Et en plus la vie est très chère à Londres.
Bon, revenons à ta musique… tu as enregistré tes deux premiers albums pratiquement tout seul, as-tu l’ambition de changer cette méthode de travail pour le troisième ?
C’est plus facile et moins cher d’enregistrer ainsi, et j’aime enregistrer très vite. J’aime garder mon élan lors de l’enregistrement, ce qui n’est pas possible quand il commence à y avoir d’autres personnes impliquées, les choses sont ralenties. Je pense que je travaillerai avec d’autres personnes, c’est juste que… je ne l’ai pas fait pour l’instant ! je suis un peu égoïste aussi. J’aime tellement jouer de tous les instruments, je ne veux pas renoncer à ce plaisir et laisser d’autres le faire à ma place !
Interpréter est une chose, mais laisser d’autres personnes s’impliquer dans la façon dont ta musique sonne, t’apporter des idées, cela ne serait pas intéressant ?
Si, tu as raison, cela pourrait être pas mal de bosser avec un producteur. Si je dois le faire, je le ferai pour le troisième album. Tu penses que c’est mal que je fasse tout tout seul ?
Non, non, au contraire, ça peut être très frustrant de devoir faire des compromis avec quelqu’un, de laisser quelqu’un s’immiscer dans ce que tu fais, surtout si tu as déjà une idée précise de ce que tu veux faire.
Je me sens très à l’aise quand je m’exprime tout seul.

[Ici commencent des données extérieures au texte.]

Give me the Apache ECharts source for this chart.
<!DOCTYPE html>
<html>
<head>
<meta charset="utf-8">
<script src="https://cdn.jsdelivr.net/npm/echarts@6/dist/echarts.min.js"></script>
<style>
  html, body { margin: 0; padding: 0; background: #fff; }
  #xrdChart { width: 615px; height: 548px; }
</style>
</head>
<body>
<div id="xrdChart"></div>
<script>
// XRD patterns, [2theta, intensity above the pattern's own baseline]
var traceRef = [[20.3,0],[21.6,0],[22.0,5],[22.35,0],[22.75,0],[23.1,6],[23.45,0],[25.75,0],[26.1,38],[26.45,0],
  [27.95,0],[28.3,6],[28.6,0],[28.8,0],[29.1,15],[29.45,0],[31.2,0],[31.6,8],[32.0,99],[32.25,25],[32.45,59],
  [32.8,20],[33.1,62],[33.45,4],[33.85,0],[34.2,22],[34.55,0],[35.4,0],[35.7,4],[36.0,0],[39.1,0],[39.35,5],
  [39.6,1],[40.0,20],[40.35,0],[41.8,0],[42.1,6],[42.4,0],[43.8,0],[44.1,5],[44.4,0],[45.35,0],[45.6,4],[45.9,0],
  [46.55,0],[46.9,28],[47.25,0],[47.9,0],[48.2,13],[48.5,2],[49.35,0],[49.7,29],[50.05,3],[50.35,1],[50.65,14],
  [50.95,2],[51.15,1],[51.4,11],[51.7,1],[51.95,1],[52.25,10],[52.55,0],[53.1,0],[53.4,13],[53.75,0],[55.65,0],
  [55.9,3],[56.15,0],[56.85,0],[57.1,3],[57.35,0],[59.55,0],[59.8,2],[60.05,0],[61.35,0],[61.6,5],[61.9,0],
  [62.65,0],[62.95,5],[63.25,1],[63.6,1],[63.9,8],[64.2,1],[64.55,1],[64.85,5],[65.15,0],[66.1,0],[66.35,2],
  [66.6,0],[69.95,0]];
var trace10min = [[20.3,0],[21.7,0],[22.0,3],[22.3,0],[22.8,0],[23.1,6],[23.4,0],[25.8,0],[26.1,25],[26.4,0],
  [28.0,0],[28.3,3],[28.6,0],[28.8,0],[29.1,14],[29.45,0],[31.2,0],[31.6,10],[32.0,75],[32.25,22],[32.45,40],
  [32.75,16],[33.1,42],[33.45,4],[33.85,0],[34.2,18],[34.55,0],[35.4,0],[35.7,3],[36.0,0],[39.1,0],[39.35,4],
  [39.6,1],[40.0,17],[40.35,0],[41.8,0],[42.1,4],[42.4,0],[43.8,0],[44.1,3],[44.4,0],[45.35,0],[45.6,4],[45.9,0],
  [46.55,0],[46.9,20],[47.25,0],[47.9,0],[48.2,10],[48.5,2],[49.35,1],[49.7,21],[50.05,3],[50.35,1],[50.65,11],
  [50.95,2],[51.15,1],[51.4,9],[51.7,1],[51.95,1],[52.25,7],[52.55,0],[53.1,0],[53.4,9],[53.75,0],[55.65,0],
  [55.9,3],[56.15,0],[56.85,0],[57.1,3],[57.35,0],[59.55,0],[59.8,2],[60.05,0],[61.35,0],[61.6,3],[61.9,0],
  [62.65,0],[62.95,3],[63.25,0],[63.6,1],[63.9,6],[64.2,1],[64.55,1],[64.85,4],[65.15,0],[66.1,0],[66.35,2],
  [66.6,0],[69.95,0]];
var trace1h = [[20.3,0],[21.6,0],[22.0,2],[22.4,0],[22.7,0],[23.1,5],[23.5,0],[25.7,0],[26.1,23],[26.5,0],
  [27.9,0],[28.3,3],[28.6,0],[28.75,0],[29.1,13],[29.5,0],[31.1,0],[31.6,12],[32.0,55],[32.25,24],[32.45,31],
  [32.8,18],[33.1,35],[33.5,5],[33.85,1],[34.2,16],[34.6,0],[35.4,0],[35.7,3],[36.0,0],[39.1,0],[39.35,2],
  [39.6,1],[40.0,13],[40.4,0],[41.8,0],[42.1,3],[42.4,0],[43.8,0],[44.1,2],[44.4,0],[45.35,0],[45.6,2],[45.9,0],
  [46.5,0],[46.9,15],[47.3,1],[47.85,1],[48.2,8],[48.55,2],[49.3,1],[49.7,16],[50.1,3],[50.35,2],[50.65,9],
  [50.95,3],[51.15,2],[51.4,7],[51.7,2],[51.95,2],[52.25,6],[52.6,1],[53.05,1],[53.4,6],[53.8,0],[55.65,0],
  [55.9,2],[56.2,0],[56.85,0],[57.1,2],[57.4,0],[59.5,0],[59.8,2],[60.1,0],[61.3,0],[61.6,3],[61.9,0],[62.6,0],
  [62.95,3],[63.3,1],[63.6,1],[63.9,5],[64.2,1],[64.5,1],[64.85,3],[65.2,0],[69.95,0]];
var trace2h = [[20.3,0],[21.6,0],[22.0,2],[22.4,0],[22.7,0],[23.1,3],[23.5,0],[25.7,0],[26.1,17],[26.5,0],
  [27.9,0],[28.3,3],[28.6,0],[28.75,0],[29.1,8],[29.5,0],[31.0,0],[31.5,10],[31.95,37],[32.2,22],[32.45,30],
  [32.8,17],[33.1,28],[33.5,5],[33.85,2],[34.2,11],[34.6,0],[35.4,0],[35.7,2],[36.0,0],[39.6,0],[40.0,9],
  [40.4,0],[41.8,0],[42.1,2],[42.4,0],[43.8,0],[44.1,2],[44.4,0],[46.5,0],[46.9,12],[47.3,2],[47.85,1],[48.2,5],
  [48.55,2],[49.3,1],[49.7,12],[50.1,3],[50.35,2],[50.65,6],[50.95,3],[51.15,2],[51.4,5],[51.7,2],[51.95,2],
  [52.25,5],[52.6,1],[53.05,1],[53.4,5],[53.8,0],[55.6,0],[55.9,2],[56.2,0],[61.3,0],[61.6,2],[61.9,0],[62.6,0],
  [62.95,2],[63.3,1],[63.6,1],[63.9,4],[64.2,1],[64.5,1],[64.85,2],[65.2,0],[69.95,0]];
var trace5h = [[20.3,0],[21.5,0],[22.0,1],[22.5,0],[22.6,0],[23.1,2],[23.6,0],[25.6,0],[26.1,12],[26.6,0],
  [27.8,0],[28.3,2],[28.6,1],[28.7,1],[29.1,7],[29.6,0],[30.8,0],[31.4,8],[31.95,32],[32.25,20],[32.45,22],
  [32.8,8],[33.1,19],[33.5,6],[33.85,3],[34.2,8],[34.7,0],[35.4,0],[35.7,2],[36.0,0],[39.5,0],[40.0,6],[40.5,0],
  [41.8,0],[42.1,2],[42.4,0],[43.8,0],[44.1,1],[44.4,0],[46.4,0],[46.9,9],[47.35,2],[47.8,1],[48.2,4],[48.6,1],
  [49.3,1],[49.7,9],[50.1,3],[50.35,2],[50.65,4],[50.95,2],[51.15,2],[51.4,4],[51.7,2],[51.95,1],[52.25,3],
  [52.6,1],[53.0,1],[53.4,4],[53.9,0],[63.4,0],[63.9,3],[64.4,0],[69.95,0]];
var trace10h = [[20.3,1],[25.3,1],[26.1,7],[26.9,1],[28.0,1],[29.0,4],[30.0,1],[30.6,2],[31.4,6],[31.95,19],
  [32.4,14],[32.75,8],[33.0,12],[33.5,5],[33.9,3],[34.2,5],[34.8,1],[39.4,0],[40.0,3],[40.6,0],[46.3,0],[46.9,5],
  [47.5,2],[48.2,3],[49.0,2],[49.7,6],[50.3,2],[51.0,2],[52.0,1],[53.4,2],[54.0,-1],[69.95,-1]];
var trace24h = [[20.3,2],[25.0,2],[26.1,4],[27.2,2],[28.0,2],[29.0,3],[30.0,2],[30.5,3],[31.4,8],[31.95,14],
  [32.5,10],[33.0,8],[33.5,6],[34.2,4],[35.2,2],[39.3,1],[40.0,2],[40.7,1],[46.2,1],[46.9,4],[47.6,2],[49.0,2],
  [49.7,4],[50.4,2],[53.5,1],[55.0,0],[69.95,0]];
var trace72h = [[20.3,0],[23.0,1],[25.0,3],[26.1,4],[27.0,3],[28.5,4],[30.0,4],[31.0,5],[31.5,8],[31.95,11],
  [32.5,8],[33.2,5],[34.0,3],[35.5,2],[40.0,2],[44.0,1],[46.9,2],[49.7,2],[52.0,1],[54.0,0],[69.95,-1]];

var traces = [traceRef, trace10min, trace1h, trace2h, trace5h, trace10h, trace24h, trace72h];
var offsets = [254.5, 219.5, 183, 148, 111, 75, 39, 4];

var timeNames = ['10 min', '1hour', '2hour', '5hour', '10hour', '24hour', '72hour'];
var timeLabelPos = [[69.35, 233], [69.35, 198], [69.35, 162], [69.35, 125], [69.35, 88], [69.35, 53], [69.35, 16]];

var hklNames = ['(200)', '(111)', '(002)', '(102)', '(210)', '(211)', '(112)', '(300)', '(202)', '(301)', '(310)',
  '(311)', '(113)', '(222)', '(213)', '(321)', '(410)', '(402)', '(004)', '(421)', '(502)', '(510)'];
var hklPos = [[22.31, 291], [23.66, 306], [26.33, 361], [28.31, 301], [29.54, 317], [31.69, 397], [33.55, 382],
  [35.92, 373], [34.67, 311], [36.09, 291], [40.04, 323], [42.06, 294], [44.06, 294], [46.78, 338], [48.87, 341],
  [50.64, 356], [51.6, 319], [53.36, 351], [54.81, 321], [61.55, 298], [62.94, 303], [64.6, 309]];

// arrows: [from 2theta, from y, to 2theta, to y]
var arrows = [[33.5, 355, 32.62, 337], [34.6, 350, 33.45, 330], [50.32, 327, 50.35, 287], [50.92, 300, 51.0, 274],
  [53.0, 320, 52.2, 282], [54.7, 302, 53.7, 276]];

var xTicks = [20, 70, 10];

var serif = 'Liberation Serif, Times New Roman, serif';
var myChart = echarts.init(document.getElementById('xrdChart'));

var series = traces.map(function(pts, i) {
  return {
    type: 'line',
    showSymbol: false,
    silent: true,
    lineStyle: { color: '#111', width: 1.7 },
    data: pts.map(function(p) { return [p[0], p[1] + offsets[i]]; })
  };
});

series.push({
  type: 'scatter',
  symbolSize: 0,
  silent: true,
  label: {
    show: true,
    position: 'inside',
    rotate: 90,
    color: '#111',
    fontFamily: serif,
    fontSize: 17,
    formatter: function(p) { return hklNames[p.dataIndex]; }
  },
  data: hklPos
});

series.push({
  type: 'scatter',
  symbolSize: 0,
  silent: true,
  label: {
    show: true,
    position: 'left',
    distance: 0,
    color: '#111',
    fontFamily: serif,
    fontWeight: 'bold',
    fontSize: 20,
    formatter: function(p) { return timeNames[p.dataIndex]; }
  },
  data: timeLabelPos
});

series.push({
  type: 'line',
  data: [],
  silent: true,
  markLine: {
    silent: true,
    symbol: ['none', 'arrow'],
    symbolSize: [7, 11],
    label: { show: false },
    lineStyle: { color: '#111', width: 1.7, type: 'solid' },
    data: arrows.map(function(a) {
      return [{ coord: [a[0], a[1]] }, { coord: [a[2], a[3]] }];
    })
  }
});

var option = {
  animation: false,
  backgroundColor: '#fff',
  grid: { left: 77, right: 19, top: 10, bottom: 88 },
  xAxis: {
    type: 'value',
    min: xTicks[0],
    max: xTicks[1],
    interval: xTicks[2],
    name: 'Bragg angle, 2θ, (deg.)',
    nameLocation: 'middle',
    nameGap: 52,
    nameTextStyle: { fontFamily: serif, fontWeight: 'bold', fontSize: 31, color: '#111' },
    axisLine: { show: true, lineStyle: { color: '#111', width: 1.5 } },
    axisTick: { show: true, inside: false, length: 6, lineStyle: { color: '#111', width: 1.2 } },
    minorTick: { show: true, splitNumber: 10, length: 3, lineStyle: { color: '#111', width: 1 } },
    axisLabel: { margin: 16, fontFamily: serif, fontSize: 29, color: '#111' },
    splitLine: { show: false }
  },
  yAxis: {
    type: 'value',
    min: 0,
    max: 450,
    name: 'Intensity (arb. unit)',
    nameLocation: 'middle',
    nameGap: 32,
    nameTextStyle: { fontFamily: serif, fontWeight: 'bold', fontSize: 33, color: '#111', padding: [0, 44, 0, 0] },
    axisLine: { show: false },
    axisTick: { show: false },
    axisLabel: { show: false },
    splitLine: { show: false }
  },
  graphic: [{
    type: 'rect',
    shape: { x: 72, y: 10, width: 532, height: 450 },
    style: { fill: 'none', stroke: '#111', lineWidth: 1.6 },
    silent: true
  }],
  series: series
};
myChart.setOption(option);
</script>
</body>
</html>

S’il y avait quelqu’un avec moi cela me perturberait.
Tu as aussi sorti un livre, un recueil de lettres…
J’écrivais ces lettres, qui étaient publiées dans un journal à Toronto… et ça a évolué pour donner un livre. Au début je faisais ça pour la promotion de l’album, et puis je me suis pris au jeu, et le livre a reçu un très bon accueil au Canada. Je ne m’y attendais pas.
Penses-tu qu’une traduction sortira un jour en France ?
Ce sont des lettres, mais c’est surtout de la poésie. Je pense que la poésie est très dure à traduire. Il faudrait un traducteur très sensible !
Quand tu parleras suffisamment bien français, tu pourras t’y attaquer ?
(rires) J’ai acquis une expérience dans l’écriture en anglais que je vais mettre du temps à acquérir en français…
Tu m’as dis que ces lettres étaient de la poésie… qu’est-ce qui différe, entre l’écriture de tes lettres et celles de tes chansons ?
Quand j’écris des chansons, j’écris la musique et les paroles simultanément. Les mots doivent… jaillir comme de la musique !
Quand on écrit des lettres, c’est totalement différent, c’est très libre. Quand tu choisis des mots pour une chanson, tu dois avoir une conscience très poussée de la façon dont ils vont sonner.